Renowned Bulgarian writer full of subversive insight

Adelina Angusheva and Galin Tihanov
Saturday January 31, 2004
The Guardian

Yordan Radichkov, who has died aged 74, was arguably the most
significant voice of Bulgarian literature in the last third of the 20th
century. Written predominantly before the collapse of communism in 1989,
his works dramatically deviated from the rigid canon of socialist
realism that dominated the period. Strange and grotesque, often on the
verge of the nonsensical and yet full of subversive insight, his prose
led critics abroad to describe him as the Bulgarian Gogol or Kafka.

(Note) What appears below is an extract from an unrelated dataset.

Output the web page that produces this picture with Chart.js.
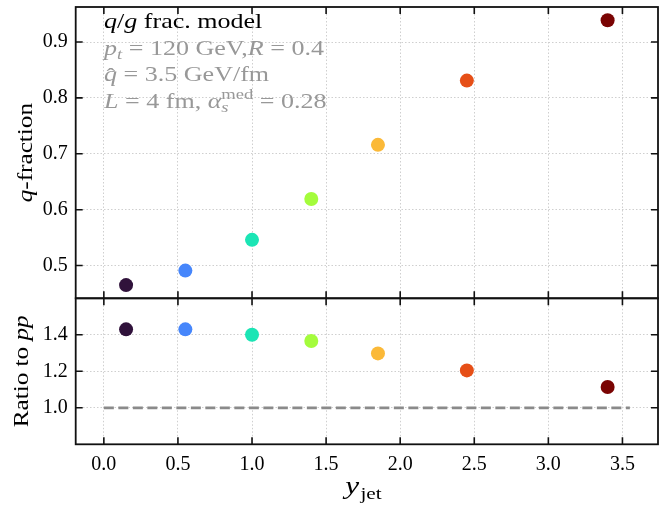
<!DOCTYPE html>
<html>
<head>
<meta charset="utf-8">
<script src="https://cdn.jsdelivr.net/npm/chart.js@4"></script>
<style>
  html, body { margin: 0; padding: 0; background: #fff; }
  #wrap { position: relative; width: 665px; height: 508px; }
  #wrap canvas { position: absolute; left: 0; top: 0; }
</style>
</head>
<body>
<div id="wrap">
  <canvas id="fracChart" width="665" height="508"></canvas>
  <canvas id="ratioChart" width="665" height="508"></canvas>
</div>
<script>
// Jet rapidity bins and the two observables per bin
const yJet = [0.15, 0.55, 1.0, 1.4, 1.85, 2.45, 3.4];
const qFraction = [0.465, 0.491, 0.546, 0.619, 0.716, 0.831, 0.939];
const ratioToPP = [1.430, 1.430, 1.400, 1.366, 1.298, 1.205, 1.114];
const binColors = ['#30123b', '#4686fb', '#1be5b5', '#a4fc3c', '#fbb938', '#e64f17', '#7a0403'];

// Reference line (ratio = 1)
const refLineX = [0, 3.55];
const refLineY = [1, 1];

// Tick values
const xTicks = [0, 0.5, 1.0, 1.5, 2.0, 2.5, 3.0, 3.5];
const yTicksFrac = [0.5, 0.6, 0.7, 0.8, 0.9];
const yTicksRatio = [1.0, 1.2, 1.4];

const FONT = '"Liberation Serif", "Times New Roman", serif';
const GRAY_TXT = '#989898';

// layout in canvas pixels
const AREA_LEFT = 75.7, AREA_RIGHT = 659, FRAC_TOP = 4.7, SPLIT = 298.3, RATIO_BOTTOM = 444.3;
const W = 665, H = 508;

function setTicks(values) {
  return function (scale) { scale.ticks = values.map(v => ({ value: v })); };
}

// --- mixed-style text rows (italic symbols, sub/superscripts) ---
function fontOf(r) { return (r.it ? 'italic ' : '') + r.size + 'px ' + FONT; }
function measure(ctx, r) { ctx.font = fontOf(r); return ctx.measureText(r.t).width; }
function runAdvance(ctx, r) {
  if (r.group) return Math.max(...r.group.map(g => measure(ctx, g))) + (r.sp || 0);
  if (r.noAdvance) return 0;
  return measure(ctx, r) + (r.sp || 0);
}
function runsWidth(ctx, runs, sx) {
  let w = 0;
  for (const r of runs) w += runAdvance(ctx, r);
  return w * sx;
}
function drawRuns(ctx, x, y, runs, color, sx) {
  ctx.save();
  ctx.translate(x, y);
  ctx.scale(sx, 1);
  ctx.fillStyle = color;
  ctx.textBaseline = 'alphabetic';
  ctx.textAlign = 'left';
  let cx = 0;
  for (const r of runs) {
    const parts = r.group || [r];
    for (const p of parts) {
      ctx.font = fontOf(p);
      ctx.fillText(p.t, cx + (p.dx || 0), p.dy || 0);
    }
    cx += runAdvance(ctx, r);
  }
  ctx.restore();
}

// frame with inward ticks on all four sides
const framePlugin = {
  id: 'frame',
  afterDatasetsDraw(chart) {
    const { ctx, chartArea: a, scales: { x, y } } = chart;
    ctx.save();
    ctx.strokeStyle = '#111';
    ctx.lineWidth = 1.6;
    ctx.beginPath();
    const L = 7;
    for (const t of x.ticks) {
      const px = x.getPixelForValue(t.value);
      ctx.moveTo(px, a.top); ctx.lineTo(px, a.top + L);
      ctx.moveTo(px, a.bottom); ctx.lineTo(px, a.bottom - L);
    }
    for (const t of y.ticks) {
      const py = y.getPixelForValue(t.value);
      ctx.moveTo(a.left, py); ctx.lineTo(a.left + L, py);
      ctx.moveTo(a.right, py); ctx.lineTo(a.right - L, py);
    }
    ctx.stroke();
    ctx.lineWidth = 1.8;
    ctx.strokeRect(a.left, a.top, a.right - a.left, a.bottom - a.top);
    ctx.restore();
  }
};

function rotatedTitle(ctx, runs, baseX, centerY, color, sx) {
  ctx.save();
  ctx.translate(baseX, centerY);
  ctx.rotate(-Math.PI / 2);
  const w = runsWidth(ctx, runs, sx);
  drawRuns(ctx, -w / 2, 0, runs, color, sx);
  ctx.restore();
}

const TITLE_SX = 1.2;
const NOTE_SX = 1.24;

const fracText = {
  id: 'fracText',
  afterDraw(chart) {
    const ctx = chart.ctx;
    const a = chart.chartArea;
    rotatedTitle(ctx, [
      { t: 'q', it: true, size: 21 },
      { t: '-fraction', size: 21 }
    ], 32, (a.top + a.bottom) / 2, '#000', TITLE_SX);

    const x0 = 104, s = 21, ss = 15;
    drawRuns(ctx, x0, 28, [
      { t: 'q', it: true, size: s },
      { t: '/', size: s },
      { t: 'g', it: true, size: s },
      { t: ' frac. model', size: s }
    ], '#000', NOTE_SX);
    drawRuns(ctx, x0, 54.5, [
      { t: 'p', it: true, size: s },
      { t: 't', it: true, size: ss, dy: 4 },
      { t: ' = 120 GeV,', size: s },
      { t: 'R', it: true, size: s },
      { t: ' = 0.4', size: s }
    ], GRAY_TXT, NOTE_SX);
    drawRuns(ctx, x0, 81, [
      { t: '\u02C6', size: s, dx: 2, dy: 2, noAdvance: true },
      { t: 'q', it: true, size: s },
      { t: ' = 3.5 GeV/fm', size: s }
    ], GRAY_TXT, NOTE_SX);
    drawRuns(ctx, x0, 107.5, [
      { t: 'L', it: true, size: s },
      { t: ' = 4 fm, ', size: s },
      { t: '\u03B1', it: true, size: s },
      { group: [
        { t: 'med', size: ss, dy: -9 },
        { t: 's', it: true, size: ss, dy: 4 }
      ] },
      { t: ' = 0.28', size: s }
    ], GRAY_TXT, NOTE_SX);
  }
};

const ratioText = {
  id: 'ratioText',
  afterDraw(chart) {
    const ctx = chart.ctx;
    const a = chart.chartArea;
    rotatedTitle(ctx, [
      { t: 'Ratio to ', size: 21 },
      { t: 'pp', it: true, size: 21 }
    ], 28, (a.top + a.bottom) / 2, '#000', TITLE_SX);
    const runs = [
      { t: 'y', it: true, size: 25 },
      { t: 'jet', size: 17, dy: 5, dx: 1 }
    ];
    const sx = 1.25;
    const w = runsWidth(ctx, runs, sx);
    drawRuns(ctx, (a.left + a.right) / 2 - w / 2 - 4, 494, runs, '#000', sx);
  }
};

const gridStyle = { color: '#cfcfcf', lineWidth: 1, drawTicks: false };
const borderStyle = { display: false, dash: [1.5, 2] };
const tickFont = { family: FONT, size: 20 };

function xScale(showLabels, height) {
  return {
    type: 'linear', min: -0.19, max: 3.74,
    afterBuildTicks: setTicks(xTicks),
    grid: gridStyle, border: borderStyle,
    ticks: { display: showLabels, font: tickFont, color: '#000', padding: 8,
             callback: v => Number(v).toFixed(1), maxRotation: 0 },
    afterFit(s) { s.height = height; s.paddingLeft = 0; s.paddingRight = 0; }
  };
}
function yScale(min, max, ticks) {
  return {
    type: 'linear', min, max,
    afterBuildTicks: setTicks(ticks),
    grid: gridStyle, border: borderStyle,
    ticks: { font: tickFont, color: '#000', padding: 8, callback: v => Number(v).toFixed(1) },
    afterFit(s) { s.width = AREA_LEFT; s.paddingTop = 0; s.paddingBottom = 0; }
  };
}

const pointData = yJet.map((x, i) => ({ x, y: qFraction[i] }));
const ratioData = yJet.map((x, i) => ({ x, y: ratioToPP[i] }));
const refData = refLineX.map((x, i) => ({ x, y: refLineY[i] }));

const common = {
  responsive: false, animation: false, events: [],
  plugins: { legend: { display: false }, tooltip: { enabled: false } }
};

new Chart(document.getElementById('fracChart'), {
  type: 'scatter',
  data: { datasets: [{
    data: pointData, backgroundColor: binColors, pointRadius: 7, borderWidth: 0
  }] },
  options: Object.assign({}, common, {
    layout: { padding: { left: 0, top: FRAC_TOP, right: W - AREA_RIGHT, bottom: 0 } },
    scales: { x: xScale(false, H - SPLIT), y: yScale(0.4414, 0.9627, yTicksFrac) }
  }),
  plugins: [framePlugin, fracText]
});

new Chart(document.getElementById('ratioChart'), {
  type: 'scatter',
  data: { datasets: [
    { type: 'line', data: refData, borderColor: '#8a8a8a', borderWidth: 2.8,
      borderDash: [10, 4.5], pointRadius: 0, fill: false },
    { data: ratioData, backgroundColor: binColors, pointRadius: 7, borderWidth: 0 }
  ] },
  options: Object.assign({}, common, {
    layout: { padding: { left: 0, top: SPLIT, right: W - AREA_RIGHT, bottom: 0 } },
    scales: { x: xScale(true, H - RATIO_BOTTOM), y: yScale(0.8, 1.6, yTicksRatio) }
  }),
  plugins: [framePlugin, ratioText]
});
</script>
</body>
</html>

He is best known for his short stories, novellas, parables and
children's books, which have been translated into more than 30
languages. He also left an indelible mark on modern Bulgarian drama and
wrote the scripts of several classic Bulgarian films.

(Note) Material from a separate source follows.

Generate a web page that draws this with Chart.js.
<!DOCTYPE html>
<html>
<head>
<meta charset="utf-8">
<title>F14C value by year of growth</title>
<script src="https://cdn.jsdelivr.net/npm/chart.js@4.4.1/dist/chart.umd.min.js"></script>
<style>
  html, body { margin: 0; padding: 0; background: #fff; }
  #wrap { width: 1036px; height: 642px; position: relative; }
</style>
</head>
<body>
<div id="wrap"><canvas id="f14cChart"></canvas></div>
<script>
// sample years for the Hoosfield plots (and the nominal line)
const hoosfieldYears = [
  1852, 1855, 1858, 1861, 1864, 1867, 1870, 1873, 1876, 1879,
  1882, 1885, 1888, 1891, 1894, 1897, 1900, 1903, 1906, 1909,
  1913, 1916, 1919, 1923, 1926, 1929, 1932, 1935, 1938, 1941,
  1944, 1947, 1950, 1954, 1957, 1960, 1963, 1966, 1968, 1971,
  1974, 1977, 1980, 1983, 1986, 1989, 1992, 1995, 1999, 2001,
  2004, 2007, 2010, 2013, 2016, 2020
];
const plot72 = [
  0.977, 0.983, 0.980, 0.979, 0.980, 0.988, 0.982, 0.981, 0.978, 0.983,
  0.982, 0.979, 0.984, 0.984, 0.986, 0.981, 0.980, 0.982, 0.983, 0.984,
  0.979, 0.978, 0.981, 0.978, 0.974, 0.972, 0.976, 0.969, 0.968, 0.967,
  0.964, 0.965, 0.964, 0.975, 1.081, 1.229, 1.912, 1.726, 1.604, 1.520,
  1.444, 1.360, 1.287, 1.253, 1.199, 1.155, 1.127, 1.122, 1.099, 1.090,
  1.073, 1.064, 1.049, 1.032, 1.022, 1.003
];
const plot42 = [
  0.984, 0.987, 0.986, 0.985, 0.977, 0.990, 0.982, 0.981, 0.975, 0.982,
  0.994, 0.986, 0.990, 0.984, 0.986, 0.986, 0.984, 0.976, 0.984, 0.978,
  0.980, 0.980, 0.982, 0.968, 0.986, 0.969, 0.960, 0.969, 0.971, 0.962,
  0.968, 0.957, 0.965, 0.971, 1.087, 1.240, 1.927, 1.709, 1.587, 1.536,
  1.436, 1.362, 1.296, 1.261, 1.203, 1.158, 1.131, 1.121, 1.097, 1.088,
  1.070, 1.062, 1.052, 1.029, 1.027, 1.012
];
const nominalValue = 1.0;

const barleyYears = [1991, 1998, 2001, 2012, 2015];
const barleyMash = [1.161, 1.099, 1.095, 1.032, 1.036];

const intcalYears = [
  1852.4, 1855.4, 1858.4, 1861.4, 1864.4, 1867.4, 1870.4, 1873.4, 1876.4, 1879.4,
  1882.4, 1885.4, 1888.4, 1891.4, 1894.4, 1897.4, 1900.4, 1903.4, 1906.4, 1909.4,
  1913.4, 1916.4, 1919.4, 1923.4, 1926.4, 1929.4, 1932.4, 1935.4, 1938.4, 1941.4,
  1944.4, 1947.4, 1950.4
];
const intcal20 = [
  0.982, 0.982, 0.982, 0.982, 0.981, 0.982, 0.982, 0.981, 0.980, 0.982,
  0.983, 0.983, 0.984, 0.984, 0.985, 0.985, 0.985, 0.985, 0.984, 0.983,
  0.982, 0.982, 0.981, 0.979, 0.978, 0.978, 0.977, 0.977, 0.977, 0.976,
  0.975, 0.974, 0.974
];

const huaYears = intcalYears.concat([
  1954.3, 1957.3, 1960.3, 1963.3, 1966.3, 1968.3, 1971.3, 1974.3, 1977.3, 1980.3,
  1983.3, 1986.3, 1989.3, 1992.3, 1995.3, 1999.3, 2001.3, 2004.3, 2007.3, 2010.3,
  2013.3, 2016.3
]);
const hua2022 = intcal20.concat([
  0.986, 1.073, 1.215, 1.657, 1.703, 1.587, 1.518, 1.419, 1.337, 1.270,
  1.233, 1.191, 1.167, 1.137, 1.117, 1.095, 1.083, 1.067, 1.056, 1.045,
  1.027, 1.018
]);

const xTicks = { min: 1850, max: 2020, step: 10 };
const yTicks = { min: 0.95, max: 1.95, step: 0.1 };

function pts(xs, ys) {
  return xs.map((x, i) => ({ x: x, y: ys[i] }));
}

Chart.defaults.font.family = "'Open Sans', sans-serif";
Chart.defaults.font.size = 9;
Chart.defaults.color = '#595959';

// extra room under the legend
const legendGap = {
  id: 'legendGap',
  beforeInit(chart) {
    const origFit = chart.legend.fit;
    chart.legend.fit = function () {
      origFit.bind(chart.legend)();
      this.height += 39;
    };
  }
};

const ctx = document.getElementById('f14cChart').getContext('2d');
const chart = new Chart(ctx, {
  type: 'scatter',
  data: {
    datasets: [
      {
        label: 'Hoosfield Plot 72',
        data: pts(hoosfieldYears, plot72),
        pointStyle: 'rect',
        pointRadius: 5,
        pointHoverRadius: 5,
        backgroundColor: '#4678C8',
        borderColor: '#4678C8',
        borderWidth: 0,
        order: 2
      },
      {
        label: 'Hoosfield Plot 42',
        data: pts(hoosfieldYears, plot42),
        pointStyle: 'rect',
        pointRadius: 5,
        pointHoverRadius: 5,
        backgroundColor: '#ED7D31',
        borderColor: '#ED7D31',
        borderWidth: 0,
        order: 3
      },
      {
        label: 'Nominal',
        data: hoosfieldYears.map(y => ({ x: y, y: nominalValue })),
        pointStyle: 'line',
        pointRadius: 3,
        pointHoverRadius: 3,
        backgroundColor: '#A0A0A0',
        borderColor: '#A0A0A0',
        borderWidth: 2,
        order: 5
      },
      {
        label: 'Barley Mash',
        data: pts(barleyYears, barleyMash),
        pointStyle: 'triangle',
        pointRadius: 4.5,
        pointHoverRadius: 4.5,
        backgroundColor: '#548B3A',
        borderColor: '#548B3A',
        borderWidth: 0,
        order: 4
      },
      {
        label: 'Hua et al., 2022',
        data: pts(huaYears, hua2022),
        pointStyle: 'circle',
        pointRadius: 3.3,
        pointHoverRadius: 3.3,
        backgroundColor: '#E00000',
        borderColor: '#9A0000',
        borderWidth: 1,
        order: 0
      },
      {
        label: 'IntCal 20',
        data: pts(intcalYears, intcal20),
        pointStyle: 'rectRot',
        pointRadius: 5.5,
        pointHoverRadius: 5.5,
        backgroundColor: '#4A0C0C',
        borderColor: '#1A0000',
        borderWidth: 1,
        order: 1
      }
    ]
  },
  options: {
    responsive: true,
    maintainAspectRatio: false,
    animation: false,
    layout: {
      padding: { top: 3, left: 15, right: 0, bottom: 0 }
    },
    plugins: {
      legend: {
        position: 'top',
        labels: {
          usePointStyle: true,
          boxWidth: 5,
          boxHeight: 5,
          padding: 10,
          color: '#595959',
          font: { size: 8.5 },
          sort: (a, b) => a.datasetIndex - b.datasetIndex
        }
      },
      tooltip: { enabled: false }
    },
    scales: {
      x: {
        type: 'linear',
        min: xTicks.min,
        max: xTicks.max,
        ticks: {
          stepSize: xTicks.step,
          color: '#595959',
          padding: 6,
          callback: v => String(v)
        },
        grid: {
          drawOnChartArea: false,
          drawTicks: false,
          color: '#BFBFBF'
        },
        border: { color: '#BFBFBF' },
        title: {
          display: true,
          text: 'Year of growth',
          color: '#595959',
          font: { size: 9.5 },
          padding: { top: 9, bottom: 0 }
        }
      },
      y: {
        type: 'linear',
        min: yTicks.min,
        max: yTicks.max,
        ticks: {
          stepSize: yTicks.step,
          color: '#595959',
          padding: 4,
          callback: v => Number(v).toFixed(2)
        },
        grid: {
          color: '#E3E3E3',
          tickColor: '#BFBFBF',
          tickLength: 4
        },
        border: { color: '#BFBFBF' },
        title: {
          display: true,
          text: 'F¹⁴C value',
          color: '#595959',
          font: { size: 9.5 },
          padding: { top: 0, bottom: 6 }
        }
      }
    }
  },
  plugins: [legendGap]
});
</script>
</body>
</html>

Radichkov was born into a poor family in the village of Kalimanitsa, in
northwest Bulgaria. After an early bout of tuberculosis, he started out
as a local news reporter in 1951, then worked as an editor for Narodna
Mladezh [People's Youth], the official Young Communist newspaper
(1952-55), and as a journalist on Vecherni Novini [Evening News] in
Sofia (1955-59). He also contributed to several other newspapers, and
Bulgarian Cinematography magazine.

Although his earliest works, Surtseto bie za khorata (The Heart Beats
For The People, 1959), Prosti rutse (Simple Hands, 1961) and Oburnato
nebe (A Sky Turned Upside Down, 1962), were written in the
socialist-realist tradition, Radichkov soon adopted a new parabolic
style. This was initially met with official animosity, and he was
accused of escapism, primitivism, dark agnosticism and intellectual
emptiness. But he persisted, and it was eventually accepted that the
allegedly distorted picture of reality in his books was a sophisticated
metaphor of disillusionment, and a form of restrained dissent that
worked against the banality and bureaucratic routine of life under
socialism.

Despite being a member of the Communist party, in his prose Radichkov
drew a subtle parody of the communist regime. The politics of his
writing, however, was perhaps less significant than its warmth and
casual wisdom, with its fear of dehumanisation and the shattered
intimacy between man and nature, where one could no longer "recognise
the voices of the birds".

A mixture of the fantastic and the real, Radichkov's works combined
images of industrial civilisation with those of a remote mythical past,
and were sometimes defined as a Balkan magic realism. His novel Baruten
bukvar (Gunpowder Primer, 1969) was the first in Bulgaria to talk about
the socialist revolution, not in the spirit of simplistic idealisation,
but through the powerful blend of profanity, fantasy and folkloric
wisdom.

H is script for the socialist-realist film Goreshto pladne (Hot Noon,
1966), a simple story about a community's efforts to save a boy from a
fast running train, was a success. The award-winning Posledno liato (The
Last Summer, 1974) is possibly his most psychologically dramatic work -
a parable of a man trying desperately to stay faithful to his own
identity in a dynamically changing world.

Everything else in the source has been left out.